[EXERCISE] Pictures within the data are to be left out; everything else must be reproduced exactly.

[SOURCE EXCERPT]
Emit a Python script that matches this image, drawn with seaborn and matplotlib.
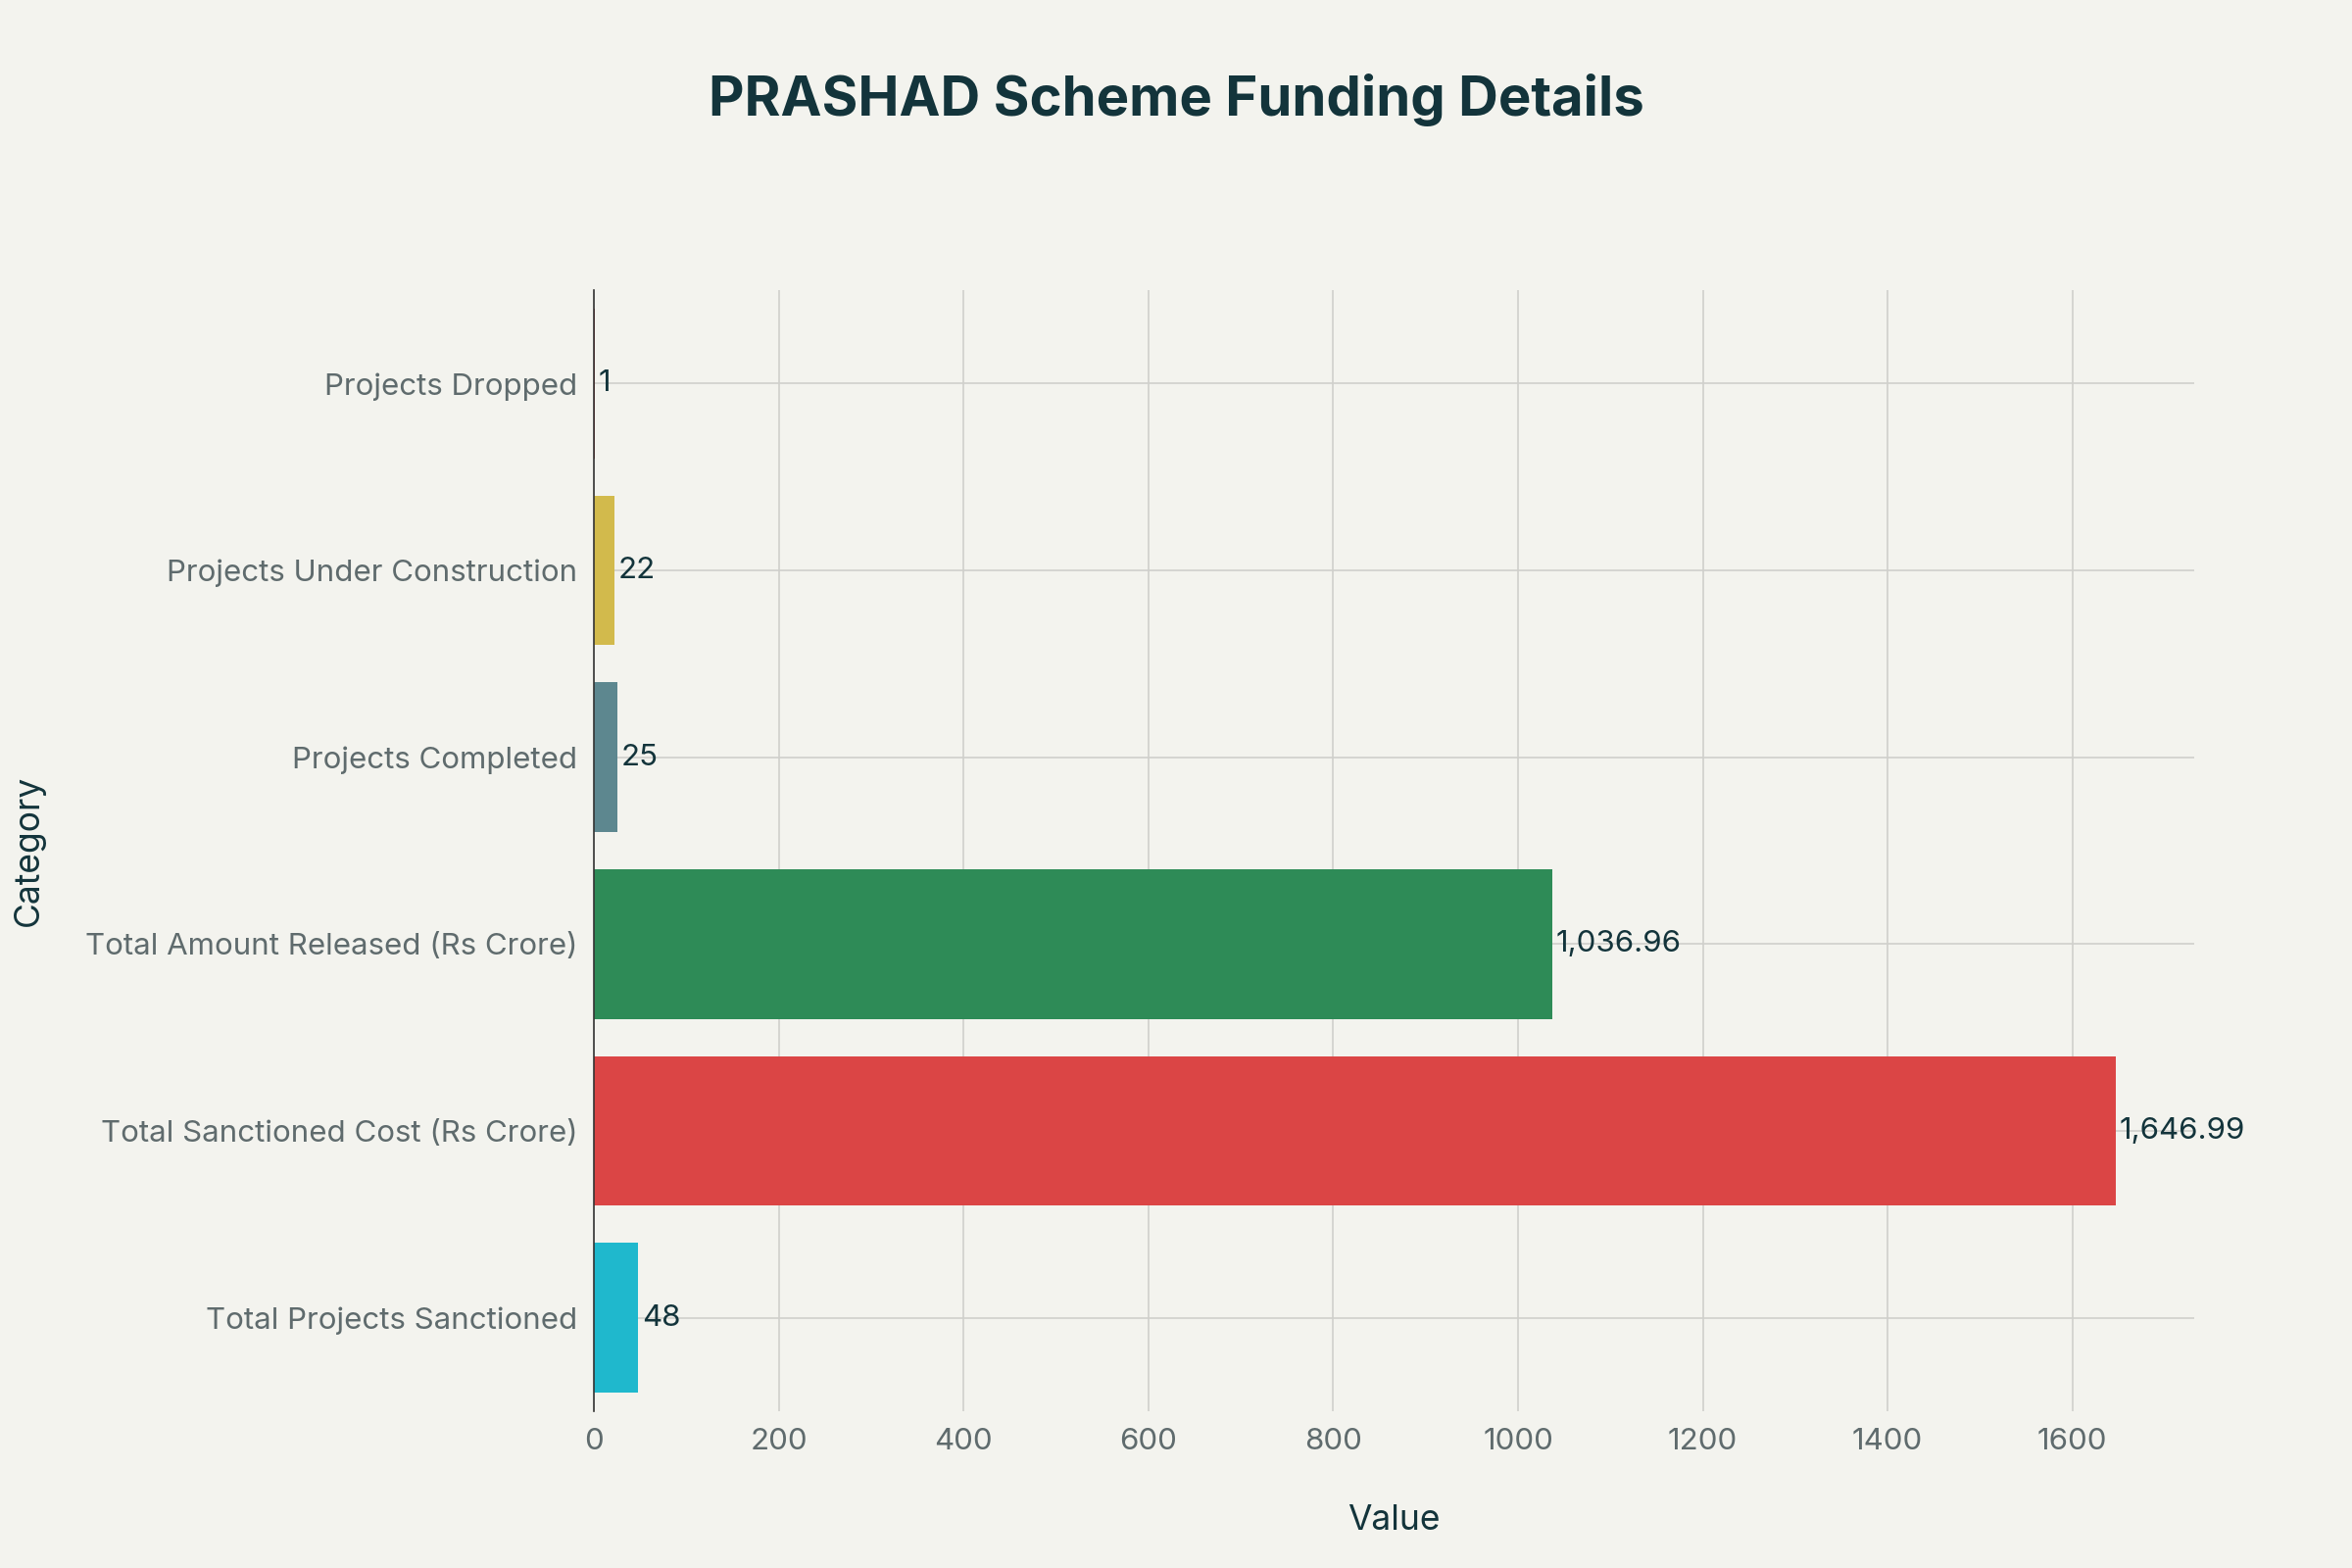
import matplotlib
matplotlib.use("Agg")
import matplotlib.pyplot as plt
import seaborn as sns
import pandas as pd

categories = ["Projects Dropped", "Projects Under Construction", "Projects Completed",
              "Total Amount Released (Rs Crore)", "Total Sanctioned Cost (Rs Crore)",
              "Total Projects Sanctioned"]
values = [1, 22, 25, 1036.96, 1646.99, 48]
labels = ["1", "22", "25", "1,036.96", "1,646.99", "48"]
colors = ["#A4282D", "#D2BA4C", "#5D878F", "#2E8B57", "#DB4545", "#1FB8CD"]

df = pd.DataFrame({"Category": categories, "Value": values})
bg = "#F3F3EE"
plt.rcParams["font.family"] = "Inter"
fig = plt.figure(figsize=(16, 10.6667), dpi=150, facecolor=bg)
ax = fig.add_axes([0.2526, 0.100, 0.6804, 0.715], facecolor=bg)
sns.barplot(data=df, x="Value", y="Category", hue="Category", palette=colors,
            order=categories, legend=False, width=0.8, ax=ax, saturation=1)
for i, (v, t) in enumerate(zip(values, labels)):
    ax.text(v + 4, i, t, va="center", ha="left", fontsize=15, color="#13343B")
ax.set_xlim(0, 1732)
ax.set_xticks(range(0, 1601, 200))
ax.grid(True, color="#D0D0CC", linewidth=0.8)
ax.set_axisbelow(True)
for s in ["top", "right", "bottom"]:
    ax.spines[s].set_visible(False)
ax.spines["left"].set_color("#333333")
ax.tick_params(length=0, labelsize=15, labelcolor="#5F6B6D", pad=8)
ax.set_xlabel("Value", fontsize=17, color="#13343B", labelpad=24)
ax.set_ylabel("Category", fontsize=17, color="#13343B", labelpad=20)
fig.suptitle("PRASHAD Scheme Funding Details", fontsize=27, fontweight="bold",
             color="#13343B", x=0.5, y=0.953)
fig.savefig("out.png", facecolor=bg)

[COMPLETED EXERCISE]
Emit a Python script that matches this image, drawn with seaborn and matplotlib.
import matplotlib
matplotlib.use("Agg")
import matplotlib.pyplot as plt
import seaborn as sns
import pandas as pd

categories = ["Projects Dropped", "Projects Under Construction", "Projects Completed",
              "Total Amount Released (Rs Crore)", "Total Sanctioned Cost (Rs Crore)",
              "Total Projects Sanctioned"]
values = [1, 22, 25, 1036.96, 1646.99, 48]
labels = ["1", "22", "25", "1,036.96", "1,646.99", "48"]
colors = ["#A4282D", "#D2BA4C", "#5D878F", "#2E8B57", "#DB4545", "#1FB8CD"]

df = pd.DataFrame({"Category": categories, "Value": values})
bg = "#F3F3EE"
plt.rcParams["font.family"] = "Inter"
fig = plt.figure(figsize=(16, 10.6667), dpi=150, facecolor=bg)
ax = fig.add_axes([0.2526, 0.100, 0.6804, 0.715], facecolor=bg)
sns.barplot(data=df, x="Value", y="Category", hue="Category", palette=colors,
            order=categories, legend=False, width=0.8, ax=ax, saturation=1)
for i, (v, t) in enumerate(zip(values, labels)):
    ax.text(v + 4, i, t, va="center", ha="left", fontsize=15, color="#13343B")
ax.set_xlim(0, 1732)
ax.set_xticks(range(0, 1601, 200))
ax.grid(True, color="#D0D0CC", linewidth=0.8)
ax.set_axisbelow(True)
for s in ["top", "right", "bottom"]:
    ax.spines[s].set_visible(False)
ax.spines["left"].set_color("#333333")
ax.tick_params(length=0, labelsize=15, labelcolor="#5F6B6D", pad=8)
ax.set_xlabel("Value", fontsize=17, color="#13343B", labelpad=24)
ax.set_ylabel("Category", fontsize=17, color="#13343B", labelpad=20)
fig.suptitle("PRASHAD Scheme Funding Details", fontsize=27, fontweight="bold",
             color="#13343B", x=0.5, y=0.953)
fig.savefig("out.png", facecolor=bg)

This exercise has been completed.